Ce livre a l'avantage de rompre avec des préjugés qui présentent les terroristes comme des personnes pas éduquées, qui ne réfléchissent pas, influençables, dérangées psychologiquement... en fait l'auteur montre que ce sont souvent des gens élevés dans des bons milieux sociaux, parfois laïcs, qui ont fait des études. C'est justement parce qu'ils sont instruits qu'ils ont l'esprit disponible pour un nouveau mode de pensée qui remet en cause la vérité officielle et une argumentation qui sait se rendre séduisante. Internet va permettre de diffuser des thèses qui grâce à une clarification cognitive offrent une vision simple et rassurante de la vie moderne complexe et frustrante.
L'auteur définit le terrorisme comme "une adhésion inconditionnelle à un énoncé théorique qui entraine des conséquences pratiques"
Il cite en exemple des sectes, comme le Temple solaire, qui ont conduit leurs membres à des actes terroristes ou à des suicides collectifs.
Il explique comment des personnes peuvent se mettre à croire au surnaturel en raison des statistiques (même un voyant amateur ne peut pas se tromper tout le temps...). du coup, un événement anodin peut être interprété comme un signe du destin. La personne se sent élue, mise en valeur.
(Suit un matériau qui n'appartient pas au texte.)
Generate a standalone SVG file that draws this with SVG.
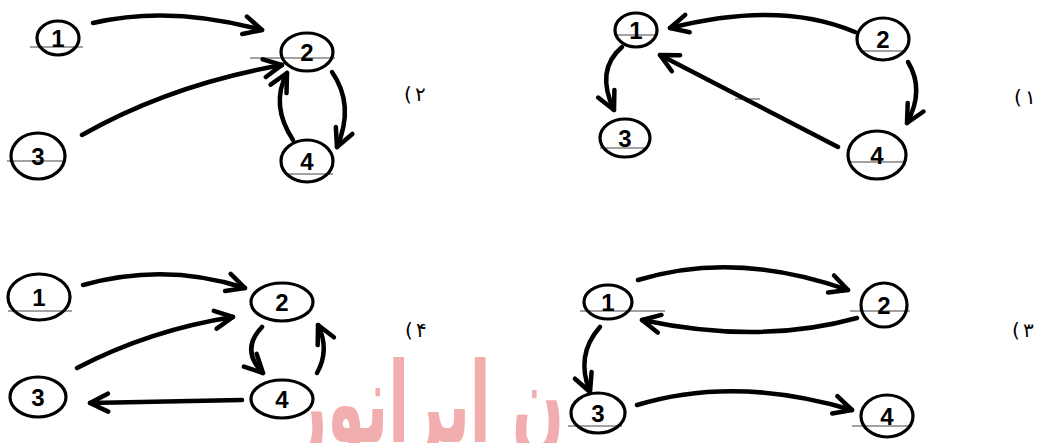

Les explications monocausales offrent une vision du monde rassurante.
De plus, le raisonnement des sectes procède par étapes. C'est la loi de la grenouille ébouillantée ou de m'escalier, on ne s'aperçoit de rien au début, on admet des petites vérités. L'exemple de l'art moderne est amusant: l'auteur montre comment au début, les artistes prennent leurs distances avec la tradition pour peu à peu arriver vers des oeuvres aberrantes qui n'ont plus grand chose à voir avec l'art et la quête du beau (par exemple, les 90 boîtes de "merde d'artiste" produties parManzoni en 1961)
L'initiateur montre la conformité d'un idéal (la démocratie) avec la réalité (les inégalités, la pauvreté), utilisant les rancoeurs créées par une société où beaucoup de personnes se sentent éligibles sans que le nombre global d'élus augmentent. Par exemple, le nombre de bacheliers et d'étudiants a explosé, mais à l'arrivée, combien accèdent à des carrières prestigieuses? Ensuite, le conformisme avec le groupe d'adoption fait le reste.